Et puis on s'interroge sur la permanence des souvenirs, et donc sur la permanence du coeur. Si les souvenirs disparaissent, si toutes les choses auxquelles on tient s'en vont, parce qu'on est obligé de s'en débarrasser, est-ce qu'on en est moins humain ? La narratrice est perpétuellement angoissée par cette question. En voici d'ailleurs un extrait, lors d'un dialogue avec son éditeur, qui lui, refuse de se séparer des objets et donc des souvenirs :
« - Quelle impression cela fait de ne rien perdre de ce que l'on a au fond du coeur ?
- C'est une question difficile, me dit-il.
- Est-ce que cela ne serre pas le coeur, si fort qu'on en est mal à l'aise ?
- Non, il ne faut pas s'inquiéter de cela. le coeur n'a pas de contour, pas de fond non plus. C'est pourquoi il est capable d'accueillir n'importe quelle forme pouvant descendre à une profondeur infinie. C'est pareil pour les souvenirs, vous savez.
- Les choses qui ont disparu de l'île jusqu'à présent sont toutes restées complètement au fond de vous, n'est-ce pas ?
- Complètement, je ne sais pas. Parce que les souvenirs ne se contentent pas d'augmenter, ils changent avec le temps. Parfois certains disparaissent. Mais d'une manière fondamentalement différente de l'anéantissement qui vous tombe dessus à chaque disparition.
- de quelle manière est-ce différent ?
- Mes souvenirs ne sont jamais détruits définitivement comme s'ils avaient été déracinés. Même s'ils ont l'air d'avoir disparu, il en reste des réminiscences quelque part. Comme des petites graines. Si la pluie vient à tomber dessus, elles germent à nouveau.
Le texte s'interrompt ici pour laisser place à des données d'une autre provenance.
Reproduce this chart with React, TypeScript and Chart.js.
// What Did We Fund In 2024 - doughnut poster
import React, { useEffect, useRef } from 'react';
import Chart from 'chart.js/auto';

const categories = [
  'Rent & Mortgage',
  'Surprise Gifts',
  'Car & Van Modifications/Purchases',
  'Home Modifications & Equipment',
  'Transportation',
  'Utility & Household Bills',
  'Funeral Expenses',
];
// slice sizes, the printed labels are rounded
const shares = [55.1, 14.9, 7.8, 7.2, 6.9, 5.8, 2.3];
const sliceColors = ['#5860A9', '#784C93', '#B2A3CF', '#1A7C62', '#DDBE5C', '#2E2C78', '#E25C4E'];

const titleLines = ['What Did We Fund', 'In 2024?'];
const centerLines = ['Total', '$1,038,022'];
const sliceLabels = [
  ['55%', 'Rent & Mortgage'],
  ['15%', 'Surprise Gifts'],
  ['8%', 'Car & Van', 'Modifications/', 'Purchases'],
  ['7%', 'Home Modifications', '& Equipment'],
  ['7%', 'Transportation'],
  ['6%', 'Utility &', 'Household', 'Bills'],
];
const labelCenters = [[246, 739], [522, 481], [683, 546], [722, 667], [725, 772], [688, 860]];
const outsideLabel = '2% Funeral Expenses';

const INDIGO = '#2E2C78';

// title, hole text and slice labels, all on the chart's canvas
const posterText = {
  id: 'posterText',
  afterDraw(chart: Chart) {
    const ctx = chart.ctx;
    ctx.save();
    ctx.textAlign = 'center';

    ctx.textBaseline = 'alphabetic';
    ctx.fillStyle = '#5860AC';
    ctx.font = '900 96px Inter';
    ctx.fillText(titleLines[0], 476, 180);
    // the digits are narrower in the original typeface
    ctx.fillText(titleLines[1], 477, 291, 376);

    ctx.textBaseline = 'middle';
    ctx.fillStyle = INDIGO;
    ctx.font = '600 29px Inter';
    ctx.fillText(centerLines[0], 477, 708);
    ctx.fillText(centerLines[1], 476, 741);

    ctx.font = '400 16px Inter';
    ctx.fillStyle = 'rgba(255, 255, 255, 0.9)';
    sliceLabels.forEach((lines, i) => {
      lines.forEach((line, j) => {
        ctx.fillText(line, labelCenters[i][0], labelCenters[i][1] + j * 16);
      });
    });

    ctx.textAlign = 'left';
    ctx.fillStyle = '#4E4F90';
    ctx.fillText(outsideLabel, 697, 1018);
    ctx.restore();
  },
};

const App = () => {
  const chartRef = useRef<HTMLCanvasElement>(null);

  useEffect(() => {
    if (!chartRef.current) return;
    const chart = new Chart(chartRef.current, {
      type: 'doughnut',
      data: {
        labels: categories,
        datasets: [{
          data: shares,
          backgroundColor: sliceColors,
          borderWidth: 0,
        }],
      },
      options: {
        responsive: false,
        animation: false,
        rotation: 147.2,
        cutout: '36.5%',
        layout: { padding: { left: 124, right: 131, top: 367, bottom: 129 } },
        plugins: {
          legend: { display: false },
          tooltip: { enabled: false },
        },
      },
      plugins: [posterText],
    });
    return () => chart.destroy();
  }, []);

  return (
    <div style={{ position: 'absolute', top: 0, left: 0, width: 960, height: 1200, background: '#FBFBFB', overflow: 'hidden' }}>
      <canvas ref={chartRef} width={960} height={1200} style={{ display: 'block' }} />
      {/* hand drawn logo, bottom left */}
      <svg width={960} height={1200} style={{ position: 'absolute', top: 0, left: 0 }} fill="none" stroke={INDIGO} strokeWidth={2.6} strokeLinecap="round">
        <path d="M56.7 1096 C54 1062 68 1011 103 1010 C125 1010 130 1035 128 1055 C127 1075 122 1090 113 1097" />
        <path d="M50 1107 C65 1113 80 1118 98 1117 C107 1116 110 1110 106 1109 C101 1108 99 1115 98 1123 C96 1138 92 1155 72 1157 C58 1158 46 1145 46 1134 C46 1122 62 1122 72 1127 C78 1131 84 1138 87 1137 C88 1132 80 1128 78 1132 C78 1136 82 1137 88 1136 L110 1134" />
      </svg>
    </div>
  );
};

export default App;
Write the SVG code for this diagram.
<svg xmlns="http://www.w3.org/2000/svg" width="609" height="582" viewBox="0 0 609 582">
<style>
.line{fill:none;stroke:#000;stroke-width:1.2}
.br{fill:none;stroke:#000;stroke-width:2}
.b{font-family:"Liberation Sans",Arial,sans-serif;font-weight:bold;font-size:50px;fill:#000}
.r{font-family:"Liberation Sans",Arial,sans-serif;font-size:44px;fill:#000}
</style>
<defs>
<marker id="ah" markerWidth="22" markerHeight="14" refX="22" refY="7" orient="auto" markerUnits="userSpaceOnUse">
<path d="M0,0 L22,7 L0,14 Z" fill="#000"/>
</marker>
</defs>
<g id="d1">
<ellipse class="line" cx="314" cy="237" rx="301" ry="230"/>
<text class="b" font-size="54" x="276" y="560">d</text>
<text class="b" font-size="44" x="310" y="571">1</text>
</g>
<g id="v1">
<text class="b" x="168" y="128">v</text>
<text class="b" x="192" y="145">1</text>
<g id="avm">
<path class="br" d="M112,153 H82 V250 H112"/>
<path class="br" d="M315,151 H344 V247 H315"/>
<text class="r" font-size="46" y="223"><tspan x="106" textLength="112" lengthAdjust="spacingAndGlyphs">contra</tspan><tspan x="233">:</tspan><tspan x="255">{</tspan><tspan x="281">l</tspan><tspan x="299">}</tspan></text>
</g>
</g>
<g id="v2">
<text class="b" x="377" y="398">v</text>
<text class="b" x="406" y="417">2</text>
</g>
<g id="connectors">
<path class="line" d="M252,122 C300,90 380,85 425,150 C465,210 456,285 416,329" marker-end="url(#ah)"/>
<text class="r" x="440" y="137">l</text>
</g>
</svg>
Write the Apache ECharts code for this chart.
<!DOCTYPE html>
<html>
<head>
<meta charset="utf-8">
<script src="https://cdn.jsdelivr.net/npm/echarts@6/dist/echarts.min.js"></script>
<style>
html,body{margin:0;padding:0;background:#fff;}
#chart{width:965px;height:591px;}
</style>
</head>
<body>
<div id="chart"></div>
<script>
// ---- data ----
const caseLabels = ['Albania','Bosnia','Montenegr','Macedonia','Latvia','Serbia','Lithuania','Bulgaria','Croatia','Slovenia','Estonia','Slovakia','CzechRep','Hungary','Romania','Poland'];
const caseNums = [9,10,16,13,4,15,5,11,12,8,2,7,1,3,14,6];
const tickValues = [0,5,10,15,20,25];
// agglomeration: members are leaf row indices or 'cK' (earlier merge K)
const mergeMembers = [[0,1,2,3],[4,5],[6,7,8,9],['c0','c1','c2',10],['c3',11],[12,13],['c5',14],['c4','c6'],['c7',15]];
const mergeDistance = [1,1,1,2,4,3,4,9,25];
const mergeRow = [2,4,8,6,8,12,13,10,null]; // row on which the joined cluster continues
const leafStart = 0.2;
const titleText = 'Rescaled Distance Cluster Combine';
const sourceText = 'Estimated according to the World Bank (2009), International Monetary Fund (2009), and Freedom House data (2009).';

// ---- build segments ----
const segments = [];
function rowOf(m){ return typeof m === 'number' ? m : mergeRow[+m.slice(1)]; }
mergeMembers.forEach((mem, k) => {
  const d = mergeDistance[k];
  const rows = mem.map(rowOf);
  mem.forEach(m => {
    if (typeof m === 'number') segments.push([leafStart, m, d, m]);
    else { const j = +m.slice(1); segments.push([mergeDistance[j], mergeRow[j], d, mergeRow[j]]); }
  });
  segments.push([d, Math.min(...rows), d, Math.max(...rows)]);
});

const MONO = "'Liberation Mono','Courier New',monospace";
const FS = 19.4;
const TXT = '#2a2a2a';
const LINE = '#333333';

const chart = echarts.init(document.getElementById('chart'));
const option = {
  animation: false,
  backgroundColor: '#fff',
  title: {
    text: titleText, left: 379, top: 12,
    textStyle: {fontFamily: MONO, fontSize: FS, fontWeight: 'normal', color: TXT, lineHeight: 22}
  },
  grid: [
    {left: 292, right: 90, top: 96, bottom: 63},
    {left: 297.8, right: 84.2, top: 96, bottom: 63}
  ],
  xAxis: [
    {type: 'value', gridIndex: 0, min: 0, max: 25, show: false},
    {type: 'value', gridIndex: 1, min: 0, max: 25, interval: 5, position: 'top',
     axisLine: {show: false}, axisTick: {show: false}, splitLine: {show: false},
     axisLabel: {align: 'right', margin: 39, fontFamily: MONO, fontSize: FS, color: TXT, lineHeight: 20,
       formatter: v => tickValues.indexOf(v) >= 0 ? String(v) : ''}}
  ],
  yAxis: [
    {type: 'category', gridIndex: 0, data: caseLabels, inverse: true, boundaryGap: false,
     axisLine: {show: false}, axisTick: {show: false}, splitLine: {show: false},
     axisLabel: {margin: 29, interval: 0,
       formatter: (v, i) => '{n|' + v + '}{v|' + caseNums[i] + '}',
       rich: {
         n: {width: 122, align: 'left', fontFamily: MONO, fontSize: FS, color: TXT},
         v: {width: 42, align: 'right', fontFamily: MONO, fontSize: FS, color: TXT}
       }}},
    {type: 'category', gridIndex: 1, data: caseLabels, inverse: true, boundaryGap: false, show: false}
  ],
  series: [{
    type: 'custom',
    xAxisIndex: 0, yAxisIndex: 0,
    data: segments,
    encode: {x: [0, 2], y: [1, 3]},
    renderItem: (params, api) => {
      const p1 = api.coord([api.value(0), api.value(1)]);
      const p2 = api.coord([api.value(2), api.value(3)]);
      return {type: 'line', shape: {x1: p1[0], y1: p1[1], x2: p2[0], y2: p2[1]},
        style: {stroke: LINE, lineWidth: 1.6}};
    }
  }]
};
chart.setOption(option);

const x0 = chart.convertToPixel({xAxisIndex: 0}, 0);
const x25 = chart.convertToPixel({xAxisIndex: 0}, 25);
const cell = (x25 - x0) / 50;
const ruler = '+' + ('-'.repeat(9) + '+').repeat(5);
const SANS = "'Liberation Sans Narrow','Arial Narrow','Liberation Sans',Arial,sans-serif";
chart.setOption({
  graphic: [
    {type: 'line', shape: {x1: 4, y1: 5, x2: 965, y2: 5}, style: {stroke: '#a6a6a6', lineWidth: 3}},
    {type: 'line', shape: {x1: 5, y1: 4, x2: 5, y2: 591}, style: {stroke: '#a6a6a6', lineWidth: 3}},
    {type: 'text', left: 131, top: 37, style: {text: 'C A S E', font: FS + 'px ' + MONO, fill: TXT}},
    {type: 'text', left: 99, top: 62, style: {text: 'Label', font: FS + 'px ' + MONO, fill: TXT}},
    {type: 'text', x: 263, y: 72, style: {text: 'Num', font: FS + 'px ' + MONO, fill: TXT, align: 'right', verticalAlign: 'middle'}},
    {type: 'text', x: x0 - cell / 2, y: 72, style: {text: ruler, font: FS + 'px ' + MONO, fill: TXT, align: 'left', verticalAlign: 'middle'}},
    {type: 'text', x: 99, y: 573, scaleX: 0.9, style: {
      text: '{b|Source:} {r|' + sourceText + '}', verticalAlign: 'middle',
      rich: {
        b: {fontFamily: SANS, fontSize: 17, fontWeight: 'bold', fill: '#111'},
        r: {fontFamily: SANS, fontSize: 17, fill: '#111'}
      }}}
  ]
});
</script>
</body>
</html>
Et en plus, même si les souvenirs ne sont plus là, il arrive que le coeur en garde quelque chose. Un tremblement, une douleur, une joie, une larme. »

La narratrice sera-t-elle capable de ressentir ce tremblement, cette douleur, cette joie ? Je préfère ne rien dévoiler, car c'est la progression de son coeur qui est la trame de ce roman lent, profonde descente dans les abîmes de l'être humain sous l'emprise d'un pouvoir étrange et absolu.